## begin

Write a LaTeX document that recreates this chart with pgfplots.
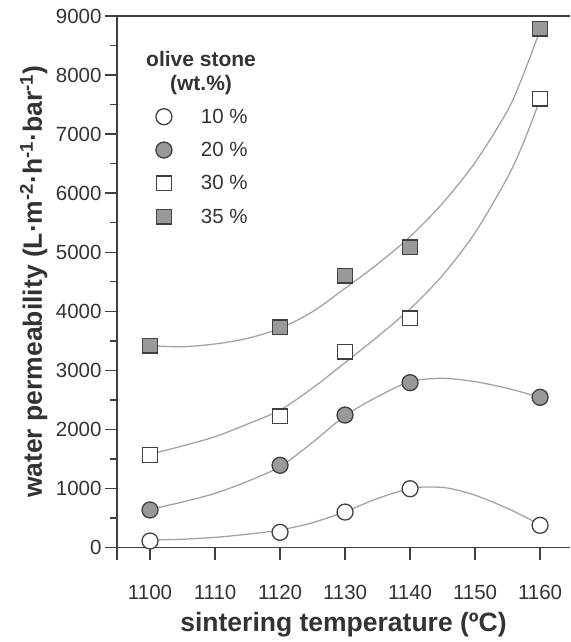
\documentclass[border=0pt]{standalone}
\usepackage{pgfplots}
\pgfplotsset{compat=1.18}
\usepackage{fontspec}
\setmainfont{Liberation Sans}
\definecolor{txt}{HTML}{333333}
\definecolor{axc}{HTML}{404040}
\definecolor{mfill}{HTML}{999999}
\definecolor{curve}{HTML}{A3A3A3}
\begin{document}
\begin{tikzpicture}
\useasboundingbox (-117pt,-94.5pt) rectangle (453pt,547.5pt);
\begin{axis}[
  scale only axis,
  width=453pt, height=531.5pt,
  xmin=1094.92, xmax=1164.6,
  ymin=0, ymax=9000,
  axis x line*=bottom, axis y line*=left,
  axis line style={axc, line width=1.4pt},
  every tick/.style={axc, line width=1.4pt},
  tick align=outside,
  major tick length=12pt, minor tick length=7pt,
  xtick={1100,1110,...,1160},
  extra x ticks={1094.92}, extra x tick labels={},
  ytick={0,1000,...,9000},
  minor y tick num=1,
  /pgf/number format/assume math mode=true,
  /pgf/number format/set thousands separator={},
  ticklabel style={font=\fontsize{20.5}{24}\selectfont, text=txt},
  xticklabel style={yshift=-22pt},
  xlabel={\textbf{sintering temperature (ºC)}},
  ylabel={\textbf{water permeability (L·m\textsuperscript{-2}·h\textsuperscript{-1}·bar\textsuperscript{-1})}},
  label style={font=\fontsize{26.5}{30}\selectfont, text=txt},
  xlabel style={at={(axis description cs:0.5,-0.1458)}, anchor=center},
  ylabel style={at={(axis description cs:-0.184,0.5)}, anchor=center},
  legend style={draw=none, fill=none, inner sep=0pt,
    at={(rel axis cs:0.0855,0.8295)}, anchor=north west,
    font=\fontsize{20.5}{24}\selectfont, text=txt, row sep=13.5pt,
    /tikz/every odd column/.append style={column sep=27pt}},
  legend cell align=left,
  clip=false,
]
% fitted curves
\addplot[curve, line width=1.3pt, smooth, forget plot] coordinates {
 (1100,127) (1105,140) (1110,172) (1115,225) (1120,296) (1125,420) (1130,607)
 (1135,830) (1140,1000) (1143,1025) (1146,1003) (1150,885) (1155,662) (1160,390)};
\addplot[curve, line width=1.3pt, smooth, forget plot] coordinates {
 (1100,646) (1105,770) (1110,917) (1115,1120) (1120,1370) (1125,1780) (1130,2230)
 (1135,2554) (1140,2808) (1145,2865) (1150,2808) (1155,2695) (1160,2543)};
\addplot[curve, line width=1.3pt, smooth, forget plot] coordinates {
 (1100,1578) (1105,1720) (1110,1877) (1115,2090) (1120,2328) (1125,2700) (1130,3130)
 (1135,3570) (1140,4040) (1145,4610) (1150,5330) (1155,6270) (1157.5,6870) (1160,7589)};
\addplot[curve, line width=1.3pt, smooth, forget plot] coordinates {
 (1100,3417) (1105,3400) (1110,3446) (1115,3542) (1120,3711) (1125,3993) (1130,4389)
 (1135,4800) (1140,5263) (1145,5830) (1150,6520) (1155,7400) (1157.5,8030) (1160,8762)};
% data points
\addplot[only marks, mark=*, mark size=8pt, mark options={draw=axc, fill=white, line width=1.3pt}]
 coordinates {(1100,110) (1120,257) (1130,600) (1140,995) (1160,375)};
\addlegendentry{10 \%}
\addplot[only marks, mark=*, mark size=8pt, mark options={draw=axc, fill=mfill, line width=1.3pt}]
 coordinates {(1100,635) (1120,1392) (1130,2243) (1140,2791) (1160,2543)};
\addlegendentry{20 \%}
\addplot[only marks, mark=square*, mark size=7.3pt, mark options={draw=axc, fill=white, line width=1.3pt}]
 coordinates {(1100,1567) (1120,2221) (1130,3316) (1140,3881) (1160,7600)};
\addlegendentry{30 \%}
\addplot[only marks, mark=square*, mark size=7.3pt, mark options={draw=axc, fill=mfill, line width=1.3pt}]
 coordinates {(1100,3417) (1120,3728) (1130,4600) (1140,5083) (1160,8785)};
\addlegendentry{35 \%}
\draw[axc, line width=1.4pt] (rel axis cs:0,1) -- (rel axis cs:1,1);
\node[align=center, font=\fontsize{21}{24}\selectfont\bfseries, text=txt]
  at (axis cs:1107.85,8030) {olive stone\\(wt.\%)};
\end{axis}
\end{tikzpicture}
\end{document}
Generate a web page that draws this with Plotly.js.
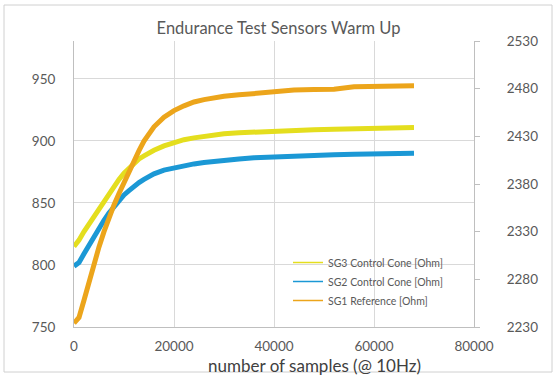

## end

**Required task**
Which lines hold the string "that"? Copy all of them from the data above.

**Solution to the problem**
Write a LaTeX document that recreates this chart with pgfplots.
Generate a web page that draws this with Plotly.js.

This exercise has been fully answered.